*SUPPLIED DATA*
===============

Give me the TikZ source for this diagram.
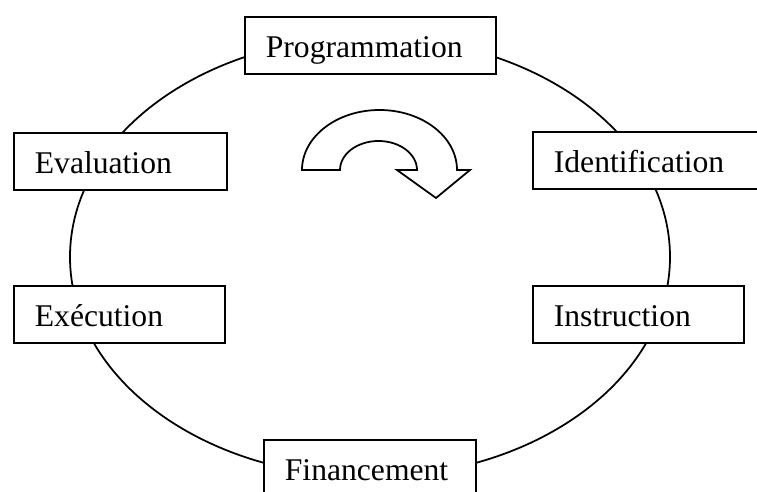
\documentclass[tikz,border=0pt]{standalone}
\usepackage{fontspec}
\setmainfont{Liberation Serif}
\usepackage{tikz}

\begin{document}
\begin{tikzpicture}[x=0.02cm, y=-0.02cm, line width=1pt,
		etape/.style={draw, fill=white, anchor=north west, align=left, inner xsep=0.42cm, inner ysep=0pt, minimum height=1.15cm, text height=14pt, text depth=0pt, font=\fontsize{18}{20}\selectfont}]
		\clip (0,0) rectangle (757,492);

		\draw (370,257) ellipse [x radius=300, y radius=220];

		\node[etape, text width=4.18cm] (prog) at (244,16) {Programmation};
		\node[etape, text width=3.42cm] (eval) at (13,132) {Evaluation};
		\node[etape, text width=4.2cm] (ident) at (532,131) {Identification};
		\node[etape, text width=3.38cm] (exec) at (13,285) {Exécution};
		\node[etape, text width=3.38cm] (instr) at (532,285) {Instruction};
		\node[etape, text width=3.40cm] (fin) at (263,439) {Financement};

		\draw[fill=white, line join=miter] (302,170) arc[start angle=180, end angle=360, x radius=77.5, y radius=60]
			-- (470,170) -- (436,198) -- (397,170) -- (417,170)
			arc[start angle=0, end angle=-180, x radius=38.5, y radius=29] -- cycle;

	\end{tikzpicture}
\end{document}
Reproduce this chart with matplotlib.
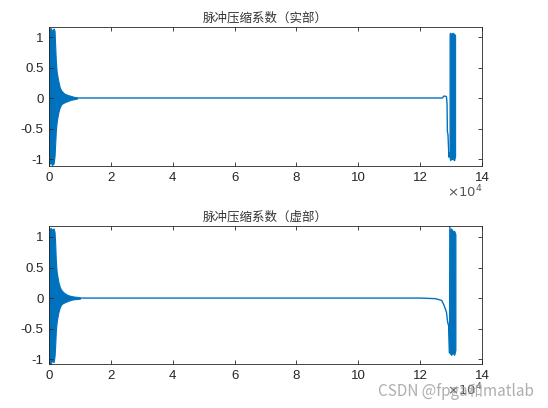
import numpy as np
import matplotlib
matplotlib.use('Agg')
import matplotlib.pyplot as plt

plt.rcParams['font.family'] = ['Liberation Sans', 'Noto Sans CJK SC', 'DejaVu Sans']

# x values in units of 1e4 samples
# real part: dense start, flat middle, drop + dense end
re_start_x = [0, 0.05, 0.1, 0.15, 0.18, 0.2, 0.22, 0.25, 0.3, 0.35, 0.4, 0.5, 0.6, 0.7, 0.8, 0.9]
re_start_up = [1.12, 1.15, 1.1, 1.14, 1.1, 0.85, 0.62, 0.42, 0.28, 0.17, 0.12, 0.07, 0.05, 0.035, 0.02, 0.01]
re_start_lo = [-1.1, -1.05, -1.1, -1.07, -0.95, -0.75, -0.55, -0.38, -0.24, -0.15, -0.1, -0.07, -0.05, -0.03, -0.02, -0.01]
re_mid_x = [0.9, 3.0, 6.0, 9.0, 12.0, 12.72, 12.76, 12.82, 12.85, 12.87, 12.88, 12.9, 12.93, 12.95]
re_mid_y = [0, 0, 0, 0, 0, 0.0, 0.03, 0.03, 0.02, -0.1, -0.55, -0.6, -0.97, -0.9]
re_end_x = [12.95, 12.97, 13.0, 13.05, 13.1, 13.13]
re_end_up = [1.05, 1.07, 1.05, 1.07, 1.05, 1.03]
re_end_lo = [-0.97, -1.02, -1.0, -1.0, -1.02, -0.95]

# imaginary part
im_start_x = [0, 0.05, 0.1, 0.15, 0.18, 0.2, 0.22, 0.25, 0.3, 0.35, 0.4, 0.5, 0.6, 0.7, 0.8, 0.9, 1.0]
im_start_up = [1.12, 1.15, 1.12, 1.14, 1.08, 0.9, 0.62, 0.42, 0.27, 0.18, 0.13, 0.08, 0.05, 0.035, 0.025, 0.02, 0.01]
im_start_lo = [-1.05, -1.08, -1.02, -1.05, -0.95, -0.78, -0.55, -0.38, -0.24, -0.15, -0.1, -0.07, -0.05, -0.03, -0.02, -0.015, -0.01]
im_mid_x = [1.0, 3.0, 6.0, 9.0, 12.0, 12.5, 12.7, 12.78, 12.85, 12.89, 12.92, 12.95, 12.96]
im_mid_y = [0, 0, 0, 0, 0, -0.01, -0.04, -0.13, -0.23, -0.4, -0.45, -0.9, 1.2]
im_end_x = [12.96, 13.0, 13.05, 13.1, 13.14]
im_end_up = [1.12, 1.14, 1.1, 1.1, 1.05]
im_end_lo = [-0.9, -0.93, -0.9, -0.93, -0.85]

titles = ['脉冲压缩系数（实部）', '脉冲压缩系数（虚部）']
xticks = [0, 2, 4, 6, 8, 10, 12, 14]
yticks = [-1, -0.5, 0, 0.5, 1]

blue = '#0072BD'
grey = '#262626'

fig = plt.figure(figsize=(5.48, 4.08), dpi=100)
ax1 = fig.add_axes([0.0894, 0.5931, 0.7902, 0.3407])
ax2 = fig.add_axes([0.0894, 0.1078, 0.7902, 0.3383])

parts = [
    (ax1, re_start_x, re_start_up, re_start_lo, re_mid_x, re_mid_y, re_end_x, re_end_up, re_end_lo, (-1.115, 1.164)),
    (ax2, im_start_x, im_start_up, im_start_lo, im_mid_x, im_mid_y, im_end_x, im_end_up, im_end_lo, (-1.08, 1.18)),
]

for i, (ax, sx, su, sl, mx, my, ex, eu, el, ylim) in enumerate(parts):
    sx = np.array(sx) * 1e4
    mx = np.array(mx) * 1e4
    ex = np.array(ex) * 1e4
    ax.fill_between(sx, sl, su, color=blue, lw=0.8)
    ax.plot(mx, my, color=blue, lw=1.0)
    ax.fill_between(ex, el, eu, color=blue, lw=0.8)
    ax.set_xlim(0, 14e4)
    ax.set_ylim(*ylim)
    ax.set_xticks([t * 1e4 for t in xticks])
    ax.set_xticklabels([str(t) for t in xticks])
    ax.set_yticks(yticks)
    ax.set_yticklabels(['-1', '-0.5', '0', '0.5', '1'])
    ax.tick_params(direction='in', top=True, right=True, length=3, width=0.6,
                   colors=grey, labelsize=9.5, pad=4)
    for s in ax.spines.values():
        s.set_color(grey)
        s.set_linewidth(0.6)
    ax.set_title(titles[i], fontsize=9, color='#333333', pad=4,
                 family=['Noto Sans CJK SC', 'DejaVu Sans'])
    ax.text(1.0, -0.19, r'$\times10^{4}$', transform=ax.transAxes, ha='right',
            va='center', fontsize=9.5, color='#555555')

fig.text(0.975, 0.04, 'CSDN @fpga和matlab', ha='right', va='center', fontsize=11,
         color='#9a9a9a', alpha=0.8, family=['Noto Sans CJK SC', 'DejaVu Sans'])

fig.savefig('out.png', dpi=100)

===============

*GOAL OF THE EXERCISE*
Copy out only the lines from the one containing "Reproduce this chart with matplotlib." through the one containing "plt.rcParams['font.family'] = ['Liberation", exactly, with both ends. Any picture is left out.

*SOLUTION FOR THIS PROBLEM*
Reproduce this chart with matplotlib.
import numpy as np
import matplotlib
matplotlib.use('Agg')
import matplotlib.pyplot as plt

plt.rcParams['font.family'] = ['Liberation Sans', 'Noto Sans CJK SC', 'DejaVu Sans']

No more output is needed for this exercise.